Um outro filósofo, chamado David Lewis, entretanto, fala de uma alternativa à concepção de Kripke que ficou conhecida por "realismo modal". Para Lewis, cada um dos objetos de cada mundo possível são independentes. Quando dizemos que há, por exemplo, um mundo possível em que Aristóteles não foi o aluno mais conhecido de Platão, o correto deveríamos chamar este "Aristóteles" de Aristóteles' (Aristóteles linha) ou de Aristóteles 2.
A concepção de Lewis é chamada de "realismo modal" porque ele defende que cada objeto de cada mundo possível é igualmente real e que a propriedade de ser real seria indéxica. Nós só dizemos que este mundo é real e os outros são meramente possíveis porque estamos neste mundo, e não nos outros. O que farei com o meu argumento é comprar a tese das contrapartes, de que os objetos dos mundos são totalmente independentes, ou seja, o Aristóteles que não foi o aluno mais conhecido de Platão não é Aristóteles de maneira alguma, mas alguém totalmente diferente, sem aceitar a tese da realidade de todos os mundos possíveis.
Meu professor de Metafísica na minha graduação em Filosofia lembrava-nos de uma antiga cantiga infantil quando nos explicava o realismo modal de David Lewis [2]. A letra da canção diz: "O meu chapéu tem três pontas. Tem três pontas o meu chapéu. Se não tivesse três pontas, não seria o meu chapéu.".
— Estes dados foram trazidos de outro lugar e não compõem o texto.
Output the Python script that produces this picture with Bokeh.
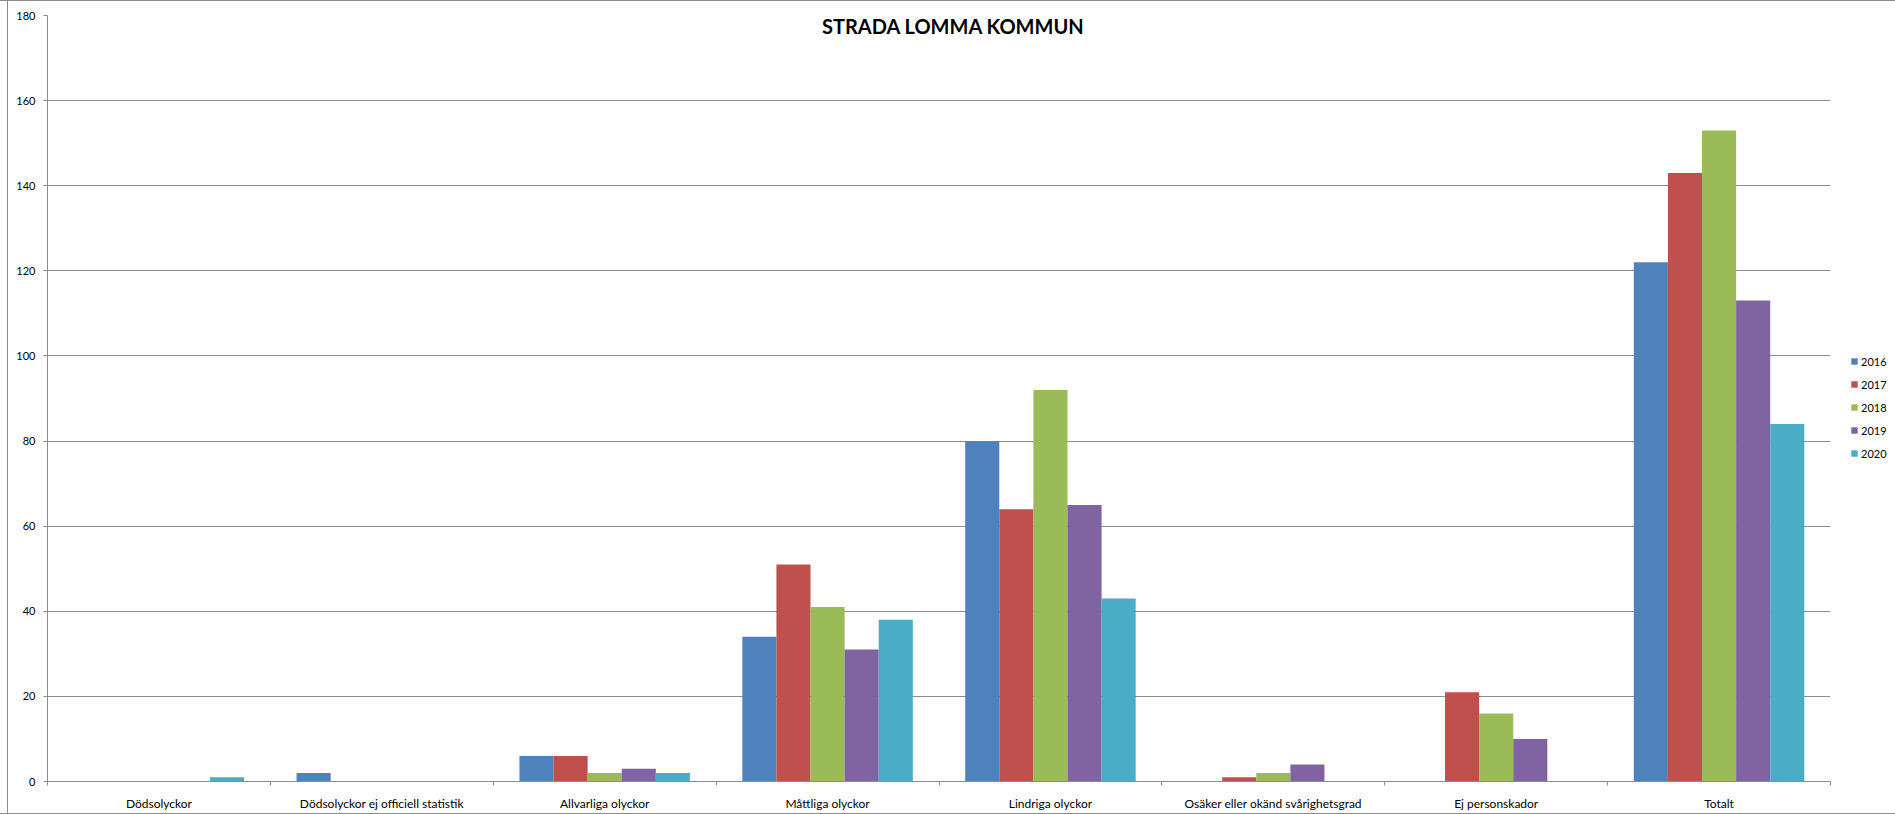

De maneira semelhante, poderíamos dizer que minha Mãe Santíssima disse sim. Disse sim a minha Mãe Santíssima. Se não tivesse dito sim, não seria a minha Mãe Santíssima. Por esta razão, o título deste texto traz "Maria" entre aspas.
Conclusão
Eu tentarei resumir o meu argumento:
Deus criou o melhor dos mundos possíveis. Neste mundo, Ele escolheu ter Maria por mãe, que disse "sim" ao anjo que lhe anunciou que ela conceberia Jesus. Supor que Deus teria, simplesmente, escolhido outra mãe, caso Maria dissesse não, é um contrassenso porque seria partir do pressuposto de que Deus não criou o melhor dos mundos possíveis, que Ele não age de maneira perfeita, e, além do mais, a "Maria" que dissesse "não" ao anjo não seria Maria, pois estar cheia de Graça e corresponder à vontade divina é uma propriedade essencial sua, que, por sinal, é compossível com todo o projeto de salvação.